--- START PROVIDED DATA ---
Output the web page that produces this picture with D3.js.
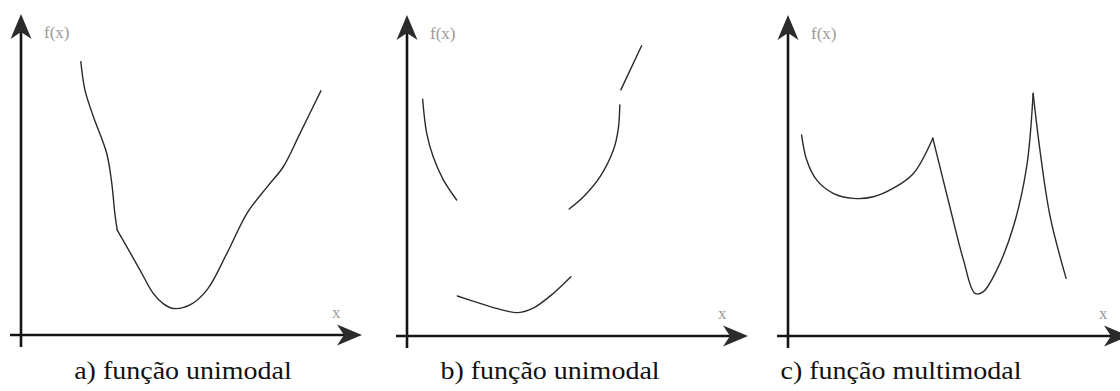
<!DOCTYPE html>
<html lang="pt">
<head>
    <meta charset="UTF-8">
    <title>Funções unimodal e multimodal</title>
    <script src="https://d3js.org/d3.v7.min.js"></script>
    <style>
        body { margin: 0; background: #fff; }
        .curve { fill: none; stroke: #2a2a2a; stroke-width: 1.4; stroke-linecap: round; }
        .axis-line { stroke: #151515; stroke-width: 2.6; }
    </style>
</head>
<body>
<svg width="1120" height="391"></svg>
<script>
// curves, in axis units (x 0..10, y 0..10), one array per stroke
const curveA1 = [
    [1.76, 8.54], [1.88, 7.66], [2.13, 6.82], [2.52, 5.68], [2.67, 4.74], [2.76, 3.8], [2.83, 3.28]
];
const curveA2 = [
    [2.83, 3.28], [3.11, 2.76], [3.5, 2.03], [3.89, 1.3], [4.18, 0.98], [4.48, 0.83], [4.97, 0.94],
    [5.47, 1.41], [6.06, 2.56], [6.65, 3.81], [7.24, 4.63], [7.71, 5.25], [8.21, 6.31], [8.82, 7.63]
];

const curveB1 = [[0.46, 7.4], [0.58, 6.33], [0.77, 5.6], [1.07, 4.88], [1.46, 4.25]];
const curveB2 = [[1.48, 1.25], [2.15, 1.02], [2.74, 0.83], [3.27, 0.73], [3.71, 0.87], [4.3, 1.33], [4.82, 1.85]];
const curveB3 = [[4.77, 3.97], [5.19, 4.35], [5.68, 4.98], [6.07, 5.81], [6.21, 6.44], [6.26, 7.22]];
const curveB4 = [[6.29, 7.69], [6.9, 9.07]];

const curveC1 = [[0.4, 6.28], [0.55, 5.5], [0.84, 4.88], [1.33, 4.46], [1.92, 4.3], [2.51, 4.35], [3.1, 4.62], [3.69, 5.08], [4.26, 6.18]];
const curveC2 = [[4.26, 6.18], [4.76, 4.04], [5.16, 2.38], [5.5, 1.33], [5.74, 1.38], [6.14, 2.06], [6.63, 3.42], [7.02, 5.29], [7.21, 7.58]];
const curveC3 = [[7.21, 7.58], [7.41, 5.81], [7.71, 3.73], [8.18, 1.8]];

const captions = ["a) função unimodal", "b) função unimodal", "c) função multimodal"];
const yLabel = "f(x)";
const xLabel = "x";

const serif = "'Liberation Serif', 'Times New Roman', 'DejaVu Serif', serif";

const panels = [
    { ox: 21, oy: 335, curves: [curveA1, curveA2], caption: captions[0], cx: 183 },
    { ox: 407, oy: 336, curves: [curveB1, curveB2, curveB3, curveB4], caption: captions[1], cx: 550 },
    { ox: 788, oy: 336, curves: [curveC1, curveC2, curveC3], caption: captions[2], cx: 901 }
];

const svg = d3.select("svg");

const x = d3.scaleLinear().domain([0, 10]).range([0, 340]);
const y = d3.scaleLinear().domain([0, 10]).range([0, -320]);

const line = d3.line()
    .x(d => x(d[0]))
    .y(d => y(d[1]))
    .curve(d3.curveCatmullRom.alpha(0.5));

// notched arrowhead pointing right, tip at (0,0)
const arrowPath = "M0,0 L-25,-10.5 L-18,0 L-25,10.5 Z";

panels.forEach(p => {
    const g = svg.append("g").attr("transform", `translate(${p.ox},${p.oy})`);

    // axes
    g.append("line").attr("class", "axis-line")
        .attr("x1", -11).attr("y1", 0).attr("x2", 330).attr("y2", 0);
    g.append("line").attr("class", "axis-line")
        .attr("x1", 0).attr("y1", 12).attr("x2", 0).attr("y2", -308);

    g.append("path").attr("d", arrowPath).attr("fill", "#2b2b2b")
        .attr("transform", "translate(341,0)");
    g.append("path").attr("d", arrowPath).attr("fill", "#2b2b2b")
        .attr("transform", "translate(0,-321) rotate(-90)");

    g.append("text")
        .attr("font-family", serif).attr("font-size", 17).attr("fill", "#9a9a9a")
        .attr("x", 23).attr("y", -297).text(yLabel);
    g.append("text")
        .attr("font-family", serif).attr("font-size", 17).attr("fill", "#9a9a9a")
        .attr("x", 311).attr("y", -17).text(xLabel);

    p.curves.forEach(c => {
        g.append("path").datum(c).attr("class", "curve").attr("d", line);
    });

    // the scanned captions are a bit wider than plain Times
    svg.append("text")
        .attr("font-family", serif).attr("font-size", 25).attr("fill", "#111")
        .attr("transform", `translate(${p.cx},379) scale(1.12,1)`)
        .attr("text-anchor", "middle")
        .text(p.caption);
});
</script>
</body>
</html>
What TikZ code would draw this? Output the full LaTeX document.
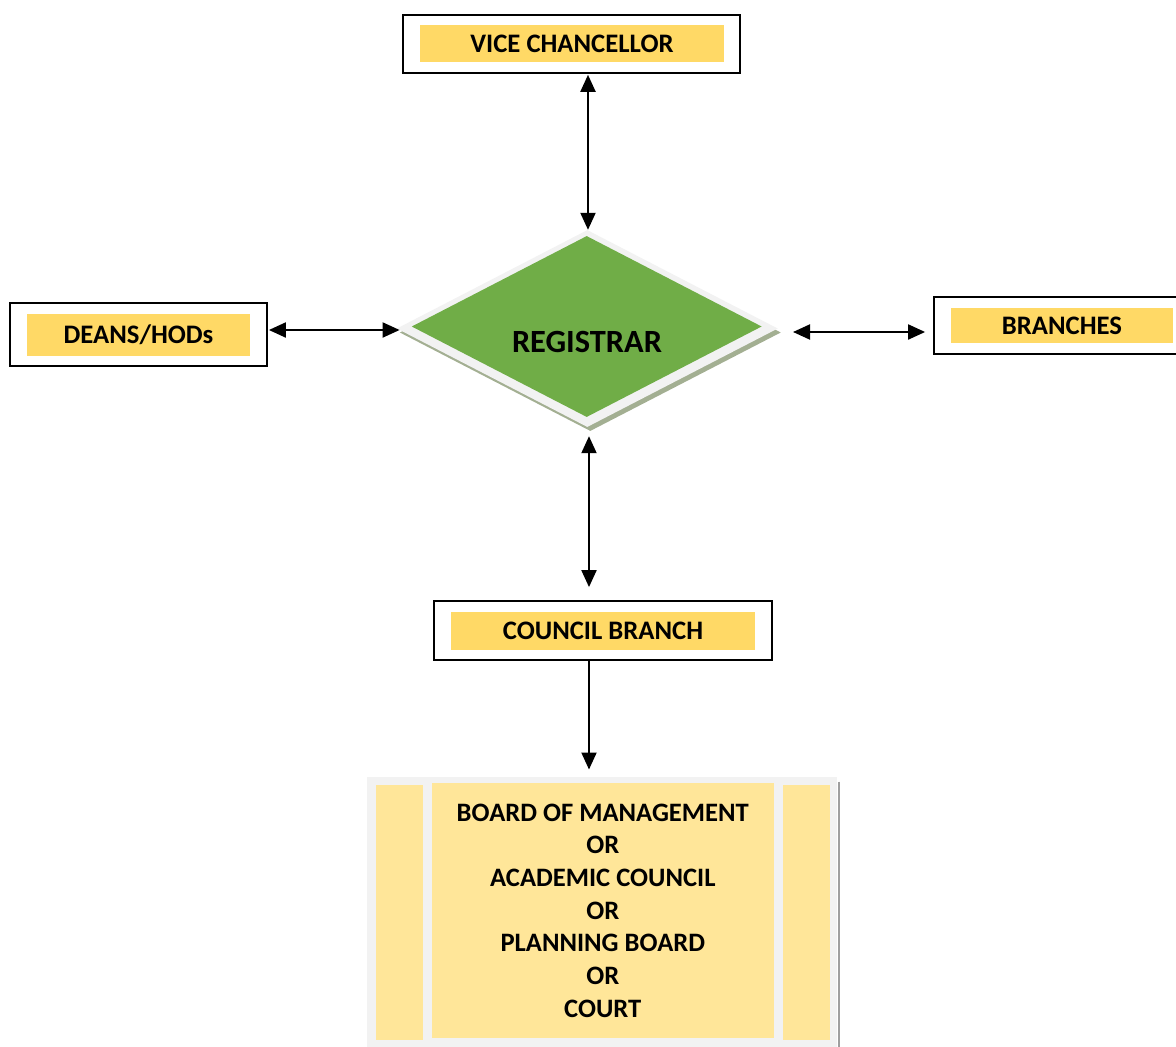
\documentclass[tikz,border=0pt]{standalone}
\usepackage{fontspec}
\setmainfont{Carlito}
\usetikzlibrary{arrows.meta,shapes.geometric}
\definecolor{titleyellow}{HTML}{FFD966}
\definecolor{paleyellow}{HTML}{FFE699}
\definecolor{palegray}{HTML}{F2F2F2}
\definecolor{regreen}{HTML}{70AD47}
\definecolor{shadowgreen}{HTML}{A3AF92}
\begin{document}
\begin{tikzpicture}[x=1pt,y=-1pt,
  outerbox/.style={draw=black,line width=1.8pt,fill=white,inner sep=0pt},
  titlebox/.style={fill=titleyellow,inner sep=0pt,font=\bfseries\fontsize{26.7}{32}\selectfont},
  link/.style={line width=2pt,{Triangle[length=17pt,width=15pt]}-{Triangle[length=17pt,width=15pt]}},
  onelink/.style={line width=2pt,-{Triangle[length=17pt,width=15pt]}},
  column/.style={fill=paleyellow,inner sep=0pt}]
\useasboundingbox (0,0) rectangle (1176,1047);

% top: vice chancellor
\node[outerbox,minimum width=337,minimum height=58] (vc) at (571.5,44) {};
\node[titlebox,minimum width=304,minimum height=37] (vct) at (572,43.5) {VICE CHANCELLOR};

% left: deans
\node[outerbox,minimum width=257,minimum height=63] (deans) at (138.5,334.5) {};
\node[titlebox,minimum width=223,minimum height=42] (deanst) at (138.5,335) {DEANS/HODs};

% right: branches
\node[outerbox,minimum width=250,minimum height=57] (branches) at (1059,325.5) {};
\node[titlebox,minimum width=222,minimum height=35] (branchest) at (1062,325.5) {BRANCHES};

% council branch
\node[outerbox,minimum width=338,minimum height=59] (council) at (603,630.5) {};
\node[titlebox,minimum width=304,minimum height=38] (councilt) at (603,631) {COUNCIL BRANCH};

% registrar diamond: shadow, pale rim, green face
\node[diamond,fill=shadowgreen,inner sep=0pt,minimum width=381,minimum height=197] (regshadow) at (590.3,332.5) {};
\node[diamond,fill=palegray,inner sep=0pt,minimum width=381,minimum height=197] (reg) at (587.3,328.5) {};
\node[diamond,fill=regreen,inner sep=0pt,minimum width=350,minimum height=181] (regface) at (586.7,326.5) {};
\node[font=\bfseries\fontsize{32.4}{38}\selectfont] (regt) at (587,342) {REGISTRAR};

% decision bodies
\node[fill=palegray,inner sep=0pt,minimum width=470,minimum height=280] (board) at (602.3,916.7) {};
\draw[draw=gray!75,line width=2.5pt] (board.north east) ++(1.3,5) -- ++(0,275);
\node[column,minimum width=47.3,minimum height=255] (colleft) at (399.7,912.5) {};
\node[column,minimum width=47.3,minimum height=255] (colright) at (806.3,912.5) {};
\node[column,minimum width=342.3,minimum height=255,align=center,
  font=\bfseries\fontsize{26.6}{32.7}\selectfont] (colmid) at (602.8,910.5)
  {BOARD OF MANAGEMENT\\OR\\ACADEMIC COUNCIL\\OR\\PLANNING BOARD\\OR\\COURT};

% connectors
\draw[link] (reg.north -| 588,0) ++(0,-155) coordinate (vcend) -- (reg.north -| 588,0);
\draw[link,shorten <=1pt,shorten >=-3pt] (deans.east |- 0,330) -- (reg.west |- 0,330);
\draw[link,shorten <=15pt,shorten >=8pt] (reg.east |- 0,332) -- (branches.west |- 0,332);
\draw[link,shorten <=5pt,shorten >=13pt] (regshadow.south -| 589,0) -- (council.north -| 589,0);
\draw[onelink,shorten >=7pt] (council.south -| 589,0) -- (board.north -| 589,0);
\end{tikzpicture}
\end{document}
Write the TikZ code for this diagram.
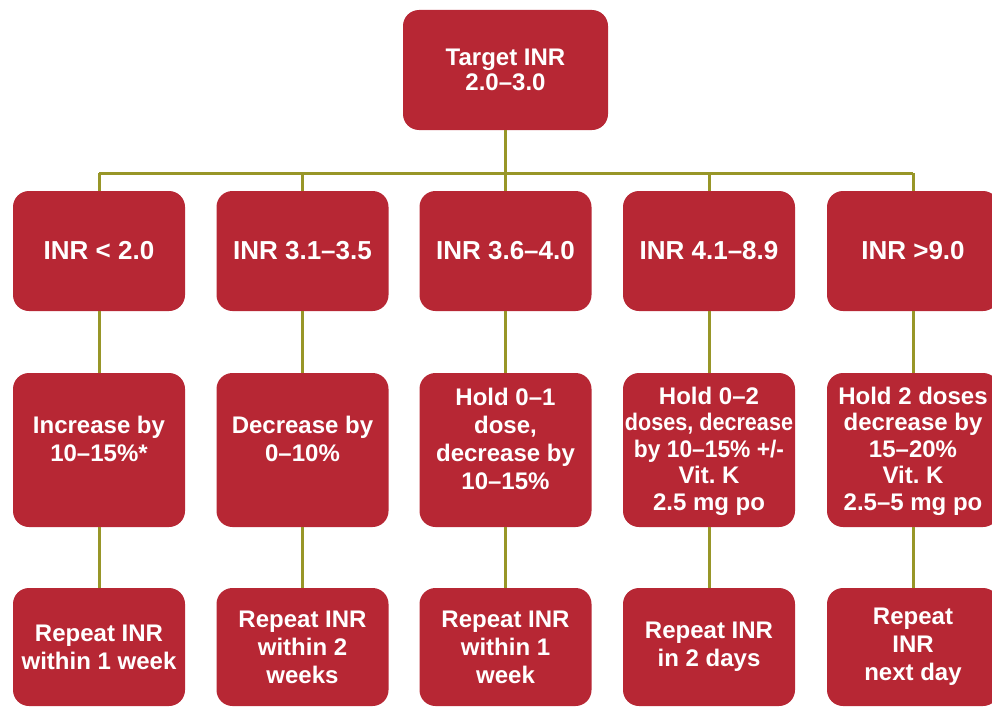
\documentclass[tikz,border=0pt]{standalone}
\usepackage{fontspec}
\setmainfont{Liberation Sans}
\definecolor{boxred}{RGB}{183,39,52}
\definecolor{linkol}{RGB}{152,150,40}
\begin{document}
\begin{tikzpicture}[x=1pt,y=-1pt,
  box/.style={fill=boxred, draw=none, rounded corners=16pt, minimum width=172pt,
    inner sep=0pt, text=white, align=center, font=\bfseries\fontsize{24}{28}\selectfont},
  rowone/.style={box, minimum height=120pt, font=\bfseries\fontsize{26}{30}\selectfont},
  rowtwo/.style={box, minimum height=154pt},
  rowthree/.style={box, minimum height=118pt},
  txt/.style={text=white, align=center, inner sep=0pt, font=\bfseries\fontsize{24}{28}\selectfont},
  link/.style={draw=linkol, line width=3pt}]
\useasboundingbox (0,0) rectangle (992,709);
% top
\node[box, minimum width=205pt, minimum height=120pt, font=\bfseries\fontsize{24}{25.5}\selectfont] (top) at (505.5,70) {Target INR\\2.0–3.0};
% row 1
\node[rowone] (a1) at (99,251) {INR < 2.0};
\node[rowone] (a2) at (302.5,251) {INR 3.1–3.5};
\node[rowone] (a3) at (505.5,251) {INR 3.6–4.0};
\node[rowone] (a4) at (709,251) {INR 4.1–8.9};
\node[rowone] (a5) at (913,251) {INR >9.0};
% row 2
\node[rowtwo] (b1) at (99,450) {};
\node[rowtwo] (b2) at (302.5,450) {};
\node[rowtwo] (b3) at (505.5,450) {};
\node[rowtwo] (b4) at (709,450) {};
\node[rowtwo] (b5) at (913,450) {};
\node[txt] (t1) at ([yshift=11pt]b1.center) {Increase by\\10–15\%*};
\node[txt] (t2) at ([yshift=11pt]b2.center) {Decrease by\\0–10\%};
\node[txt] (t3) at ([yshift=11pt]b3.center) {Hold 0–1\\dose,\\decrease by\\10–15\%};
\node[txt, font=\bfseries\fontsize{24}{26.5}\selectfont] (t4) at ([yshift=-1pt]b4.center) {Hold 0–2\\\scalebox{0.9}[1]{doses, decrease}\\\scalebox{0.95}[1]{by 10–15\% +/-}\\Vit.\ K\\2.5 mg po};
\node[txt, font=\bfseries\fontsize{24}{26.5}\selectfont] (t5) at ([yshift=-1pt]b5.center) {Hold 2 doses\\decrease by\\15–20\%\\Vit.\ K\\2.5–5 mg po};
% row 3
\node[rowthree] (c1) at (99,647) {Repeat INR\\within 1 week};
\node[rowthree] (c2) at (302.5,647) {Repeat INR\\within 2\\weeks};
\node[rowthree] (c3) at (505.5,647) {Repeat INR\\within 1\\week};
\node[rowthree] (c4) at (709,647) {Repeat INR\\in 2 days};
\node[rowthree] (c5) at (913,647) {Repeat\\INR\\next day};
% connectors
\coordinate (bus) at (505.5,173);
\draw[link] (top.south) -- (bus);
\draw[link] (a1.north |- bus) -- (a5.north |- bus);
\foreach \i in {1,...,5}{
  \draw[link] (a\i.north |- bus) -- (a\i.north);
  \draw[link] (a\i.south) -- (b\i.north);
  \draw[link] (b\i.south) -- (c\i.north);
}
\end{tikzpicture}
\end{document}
--- END PROVIDED DATA ---
All lines above starting at the one with "What TikZ code" and ending at the one with "width=223,minimum height=42] (deanst)", inclusive, are to be printed again exactly, with the pictures left out.

What TikZ code would draw this? Output the full LaTeX document.
\documentclass[tikz,border=0pt]{standalone}
\usepackage{fontspec}
\setmainfont{Carlito}
\usetikzlibrary{arrows.meta,shapes.geometric}
\definecolor{titleyellow}{HTML}{FFD966}
\definecolor{paleyellow}{HTML}{FFE699}
\definecolor{palegray}{HTML}{F2F2F2}
\definecolor{regreen}{HTML}{70AD47}
\definecolor{shadowgreen}{HTML}{A3AF92}
\begin{document}
\begin{tikzpicture}[x=1pt,y=-1pt,
  outerbox/.style={draw=black,line width=1.8pt,fill=white,inner sep=0pt},
  titlebox/.style={fill=titleyellow,inner sep=0pt,font=\bfseries\fontsize{26.7}{32}\selectfont},
  link/.style={line width=2pt,{Triangle[length=17pt,width=15pt]}-{Triangle[length=17pt,width=15pt]}},
  onelink/.style={line width=2pt,-{Triangle[length=17pt,width=15pt]}},
  column/.style={fill=paleyellow,inner sep=0pt}]
\useasboundingbox (0,0) rectangle (1176,1047);

% top: vice chancellor
\node[outerbox,minimum width=337,minimum height=58] (vc) at (571.5,44) {};
\node[titlebox,minimum width=304,minimum height=37] (vct) at (572,43.5) {VICE CHANCELLOR};

% left: deans
\node[outerbox,minimum width=257,minimum height=63] (deans) at (138.5,334.5) {};
\node[titlebox,minimum width=223,minimum height=42] (deanst) at (138.5,335) {DEANS/HODs};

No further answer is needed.